Merge columns from a row.

MergeColumns is a Step that implements the process method that calls the merge_columns function to handle and combine columns in a StepInput. MergeColumns provides two attributes columns and output_column to specify the columns to merge and the resulting output column.

This step can be useful if you have a `Task` that generates instructions for example, and you
want to have more examples of those.

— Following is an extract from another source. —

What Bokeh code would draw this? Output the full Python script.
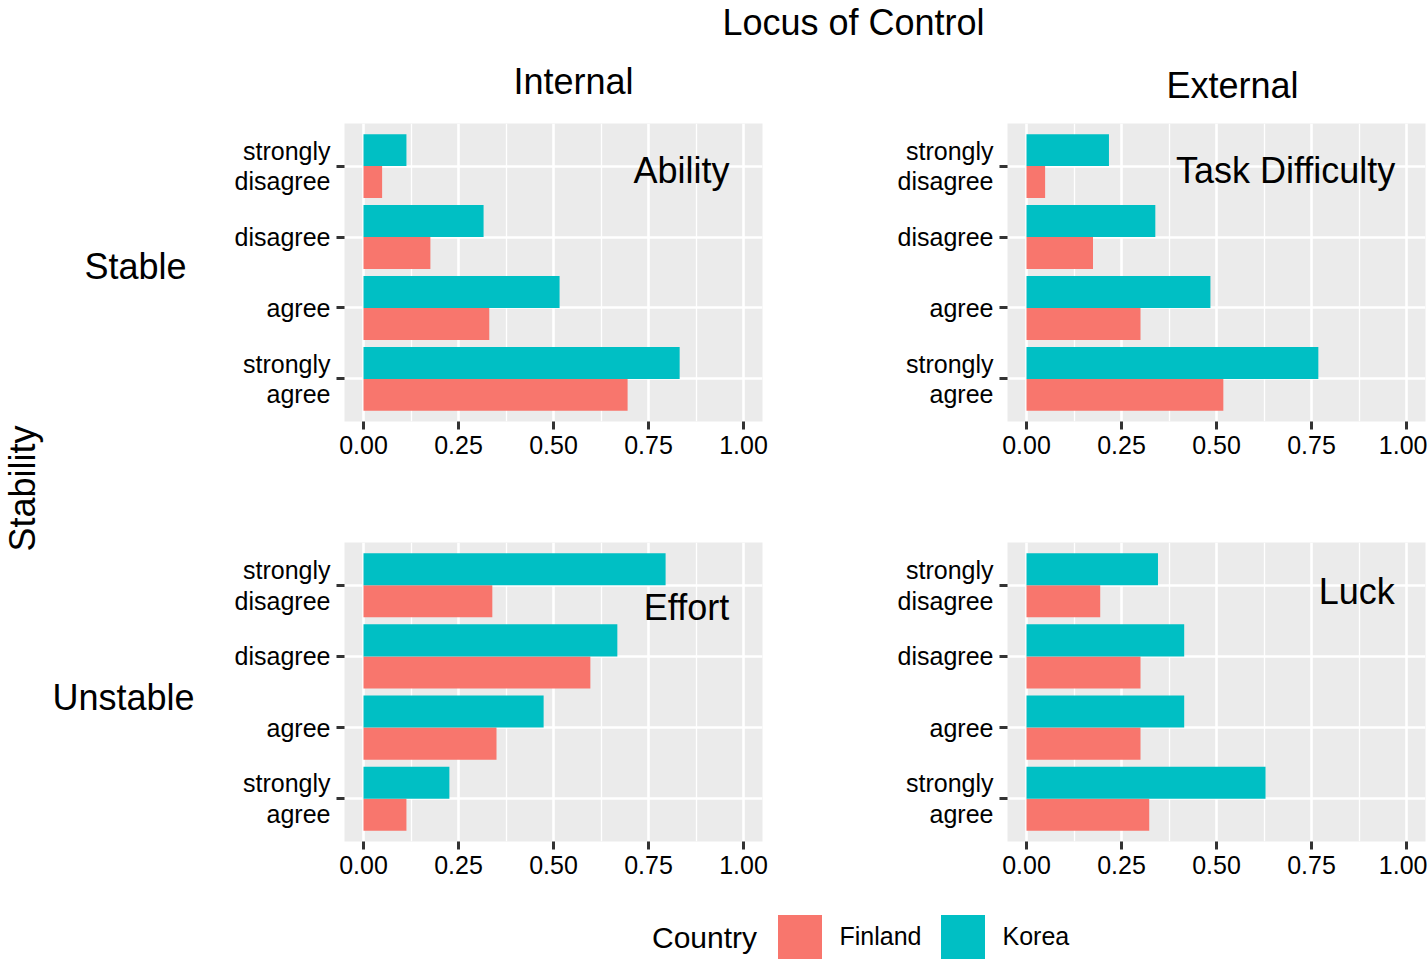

In such a case, you could for example use another `Task`
to multiply your instructions synthetically, what would yield two different columns splitted.
Using `MergeColumns` you can merge them and use them as a single column in your dataset for
further processing.

Attributes

  • columns: List of strings with the names of the columns to merge.

  • output_column: str name of the output column

Input & Output Columns

graph TD
    subgraph Dataset
        subgraph Columns
            ICOL0[dynamic]
        end
        subgraph New columns
            OCOL0[dynamic]
        end
    end

    subgraph MergeColumns
        StepInput[Input Columns: dynamic]
        StepOutput[Output Columns: dynamic]
    end

    ICOL0 --> StepInput
    StepOutput --> OCOL0
    StepInput --> StepOutput

Inputs

  • dynamic (determined by columns attribute): The columns to merge.

Outputs

  • dynamic (determined by columns and output_column attributes): The columns that were merged.

Examples

Combine columns in rows of a dataset

from distilabel.steps import MergeColumns

combiner = MergeColumns(
    columns=["queries", "multiple_queries"],
    output_column="queries",
)
combiner.load()

result = next(
    combiner.process(
        [
            {
                "queries": "How are you?",
                "multiple_queries": ["What's up?", "Everything ok?"]
            }
        ],
    )
)
# >>> result
# [{'queries': ['How are you?', "What's up?", 'Everything ok?']}]